» **What the task asks**: Output the full material exactly as it appears here.

» **Provided material**:
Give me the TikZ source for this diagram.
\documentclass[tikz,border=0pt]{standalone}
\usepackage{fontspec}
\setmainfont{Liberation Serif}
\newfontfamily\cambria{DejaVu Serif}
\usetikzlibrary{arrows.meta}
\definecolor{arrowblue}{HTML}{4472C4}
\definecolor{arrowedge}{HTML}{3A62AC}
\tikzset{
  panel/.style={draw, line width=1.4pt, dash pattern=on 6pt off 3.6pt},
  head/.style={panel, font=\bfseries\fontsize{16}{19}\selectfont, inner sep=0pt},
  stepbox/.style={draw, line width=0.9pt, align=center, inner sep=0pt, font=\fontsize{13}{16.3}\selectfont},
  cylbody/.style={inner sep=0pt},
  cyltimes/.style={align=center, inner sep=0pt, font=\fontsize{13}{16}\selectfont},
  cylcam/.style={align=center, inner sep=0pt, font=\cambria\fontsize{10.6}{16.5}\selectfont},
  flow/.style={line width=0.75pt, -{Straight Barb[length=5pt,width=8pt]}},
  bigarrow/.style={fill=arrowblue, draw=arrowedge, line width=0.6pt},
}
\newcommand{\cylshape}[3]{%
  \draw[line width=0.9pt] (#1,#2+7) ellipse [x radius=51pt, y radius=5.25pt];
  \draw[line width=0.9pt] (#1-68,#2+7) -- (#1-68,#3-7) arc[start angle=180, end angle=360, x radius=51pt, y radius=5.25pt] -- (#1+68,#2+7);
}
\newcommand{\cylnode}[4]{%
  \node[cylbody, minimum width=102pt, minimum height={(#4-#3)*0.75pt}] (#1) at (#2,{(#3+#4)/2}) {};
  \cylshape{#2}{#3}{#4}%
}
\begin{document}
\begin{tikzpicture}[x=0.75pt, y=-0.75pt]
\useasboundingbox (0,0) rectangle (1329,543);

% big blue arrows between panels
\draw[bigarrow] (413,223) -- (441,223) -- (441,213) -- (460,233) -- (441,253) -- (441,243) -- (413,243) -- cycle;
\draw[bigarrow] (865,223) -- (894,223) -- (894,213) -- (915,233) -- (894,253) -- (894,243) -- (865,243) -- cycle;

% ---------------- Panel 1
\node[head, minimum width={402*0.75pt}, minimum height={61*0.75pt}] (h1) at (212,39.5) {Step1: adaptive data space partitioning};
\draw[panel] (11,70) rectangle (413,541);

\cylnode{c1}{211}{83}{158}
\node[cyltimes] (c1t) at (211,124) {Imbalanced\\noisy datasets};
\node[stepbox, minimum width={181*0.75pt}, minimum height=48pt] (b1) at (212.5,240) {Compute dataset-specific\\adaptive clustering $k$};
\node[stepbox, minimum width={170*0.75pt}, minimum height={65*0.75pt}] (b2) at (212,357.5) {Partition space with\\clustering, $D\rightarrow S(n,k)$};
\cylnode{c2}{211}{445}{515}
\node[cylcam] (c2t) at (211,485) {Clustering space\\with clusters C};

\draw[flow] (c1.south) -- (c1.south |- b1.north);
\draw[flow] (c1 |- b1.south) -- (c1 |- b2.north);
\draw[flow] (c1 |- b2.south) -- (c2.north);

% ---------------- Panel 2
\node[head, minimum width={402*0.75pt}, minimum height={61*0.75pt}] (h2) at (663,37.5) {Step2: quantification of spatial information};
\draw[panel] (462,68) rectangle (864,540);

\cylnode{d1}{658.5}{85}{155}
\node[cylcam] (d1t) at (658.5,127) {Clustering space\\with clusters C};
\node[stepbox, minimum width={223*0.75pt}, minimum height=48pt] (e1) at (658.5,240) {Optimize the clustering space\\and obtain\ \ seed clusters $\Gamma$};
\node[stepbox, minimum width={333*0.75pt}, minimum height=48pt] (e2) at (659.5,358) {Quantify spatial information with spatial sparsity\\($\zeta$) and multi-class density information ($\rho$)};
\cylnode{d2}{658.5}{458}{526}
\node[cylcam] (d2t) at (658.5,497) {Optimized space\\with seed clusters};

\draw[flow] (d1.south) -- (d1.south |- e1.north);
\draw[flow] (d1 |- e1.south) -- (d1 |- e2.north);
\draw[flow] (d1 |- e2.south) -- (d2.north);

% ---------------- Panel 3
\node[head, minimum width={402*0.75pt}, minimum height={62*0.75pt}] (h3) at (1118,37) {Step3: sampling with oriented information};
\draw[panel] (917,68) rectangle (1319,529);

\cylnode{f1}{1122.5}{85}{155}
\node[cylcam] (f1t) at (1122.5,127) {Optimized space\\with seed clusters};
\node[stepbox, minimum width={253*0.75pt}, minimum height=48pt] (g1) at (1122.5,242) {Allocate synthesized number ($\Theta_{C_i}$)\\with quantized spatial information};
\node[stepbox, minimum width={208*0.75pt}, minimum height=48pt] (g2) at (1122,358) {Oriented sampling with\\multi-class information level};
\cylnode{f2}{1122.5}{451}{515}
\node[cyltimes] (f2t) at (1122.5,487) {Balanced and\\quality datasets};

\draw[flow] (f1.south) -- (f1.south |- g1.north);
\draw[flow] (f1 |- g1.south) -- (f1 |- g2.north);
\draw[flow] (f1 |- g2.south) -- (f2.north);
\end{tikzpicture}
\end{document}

» **Result below**:
Give me the TikZ source for this diagram.
\documentclass[tikz,border=0pt]{standalone}
\usepackage{fontspec}
\setmainfont{Liberation Serif}
\newfontfamily\cambria{DejaVu Serif}
\usetikzlibrary{arrows.meta}
\definecolor{arrowblue}{HTML}{4472C4}
\definecolor{arrowedge}{HTML}{3A62AC}
\tikzset{
  panel/.style={draw, line width=1.4pt, dash pattern=on 6pt off 3.6pt},
  head/.style={panel, font=\bfseries\fontsize{16}{19}\selectfont, inner sep=0pt},
  stepbox/.style={draw, line width=0.9pt, align=center, inner sep=0pt, font=\fontsize{13}{16.3}\selectfont},
  cylbody/.style={inner sep=0pt},
  cyltimes/.style={align=center, inner sep=0pt, font=\fontsize{13}{16}\selectfont},
  cylcam/.style={align=center, inner sep=0pt, font=\cambria\fontsize{10.6}{16.5}\selectfont},
  flow/.style={line width=0.75pt, -{Straight Barb[length=5pt,width=8pt]}},
  bigarrow/.style={fill=arrowblue, draw=arrowedge, line width=0.6pt},
}
\newcommand{\cylshape}[3]{%
  \draw[line width=0.9pt] (#1,#2+7) ellipse [x radius=51pt, y radius=5.25pt];
  \draw[line width=0.9pt] (#1-68,#2+7) -- (#1-68,#3-7) arc[start angle=180, end angle=360, x radius=51pt, y radius=5.25pt] -- (#1+68,#2+7);
}
\newcommand{\cylnode}[4]{%
  \node[cylbody, minimum width=102pt, minimum height={(#4-#3)*0.75pt}] (#1) at (#2,{(#3+#4)/2}) {};
  \cylshape{#2}{#3}{#4}%
}
\begin{document}
\begin{tikzpicture}[x=0.75pt, y=-0.75pt]
\useasboundingbox (0,0) rectangle (1329,543);

% big blue arrows between panels
\draw[bigarrow] (413,223) -- (441,223) -- (441,213) -- (460,233) -- (441,253) -- (441,243) -- (413,243) -- cycle;
\draw[bigarrow] (865,223) -- (894,223) -- (894,213) -- (915,233) -- (894,253) -- (894,243) -- (865,243) -- cycle;

% ---------------- Panel 1
\node[head, minimum width={402*0.75pt}, minimum height={61*0.75pt}] (h1) at (212,39.5) {Step1: adaptive data space partitioning};
\draw[panel] (11,70) rectangle (413,541);

\cylnode{c1}{211}{83}{158}
\node[cyltimes] (c1t) at (211,124) {Imbalanced\\noisy datasets};
\node[stepbox, minimum width={181*0.75pt}, minimum height=48pt] (b1) at (212.5,240) {Compute dataset-specific\\adaptive clustering $k$};
\node[stepbox, minimum width={170*0.75pt}, minimum height={65*0.75pt}] (b2) at (212,357.5) {Partition space with\\clustering, $D\rightarrow S(n,k)$};
\cylnode{c2}{211}{445}{515}
\node[cylcam] (c2t) at (211,485) {Clustering space\\with clusters C};

\draw[flow] (c1.south) -- (c1.south |- b1.north);
\draw[flow] (c1 |- b1.south) -- (c1 |- b2.north);
\draw[flow] (c1 |- b2.south) -- (c2.north);

% ---------------- Panel 2
\node[head, minimum width={402*0.75pt}, minimum height={61*0.75pt}] (h2) at (663,37.5) {Step2: quantification of spatial information};
\draw[panel] (462,68) rectangle (864,540);

\cylnode{d1}{658.5}{85}{155}
\node[cylcam] (d1t) at (658.5,127) {Clustering space\\with clusters C};
\node[stepbox, minimum width={223*0.75pt}, minimum height=48pt] (e1) at (658.5,240) {Optimize the clustering space\\and obtain\ \ seed clusters $\Gamma$};
\node[stepbox, minimum width={333*0.75pt}, minimum height=48pt] (e2) at (659.5,358) {Quantify spatial information with spatial sparsity\\($\zeta$) and multi-class density information ($\rho$)};
\cylnode{d2}{658.5}{458}{526}
\node[cylcam] (d2t) at (658.5,497) {Optimized space\\with seed clusters};

\draw[flow] (d1.south) -- (d1.south |- e1.north);
\draw[flow] (d1 |- e1.south) -- (d1 |- e2.north);
\draw[flow] (d1 |- e2.south) -- (d2.north);

% ---------------- Panel 3
\node[head, minimum width={402*0.75pt}, minimum height={62*0.75pt}] (h3) at (1118,37) {Step3: sampling with oriented information};
\draw[panel] (917,68) rectangle (1319,529);

\cylnode{f1}{1122.5}{85}{155}
\node[cylcam] (f1t) at (1122.5,127) {Optimized space\\with seed clusters};
\node[stepbox, minimum width={253*0.75pt}, minimum height=48pt] (g1) at (1122.5,242) {Allocate synthesized number ($\Theta_{C_i}$)\\with quantized spatial information};
\node[stepbox, minimum width={208*0.75pt}, minimum height=48pt] (g2) at (1122,358) {Oriented sampling with\\multi-class information level};
\cylnode{f2}{1122.5}{451}{515}
\node[cyltimes] (f2t) at (1122.5,487) {Balanced and\\quality datasets};

\draw[flow] (f1.south) -- (f1.south |- g1.north);
\draw[flow] (f1 |- g1.south) -- (f1 |- g2.north);
\draw[flow] (f1 |- g2.south) -- (f2.north);
\end{tikzpicture}
\end{document}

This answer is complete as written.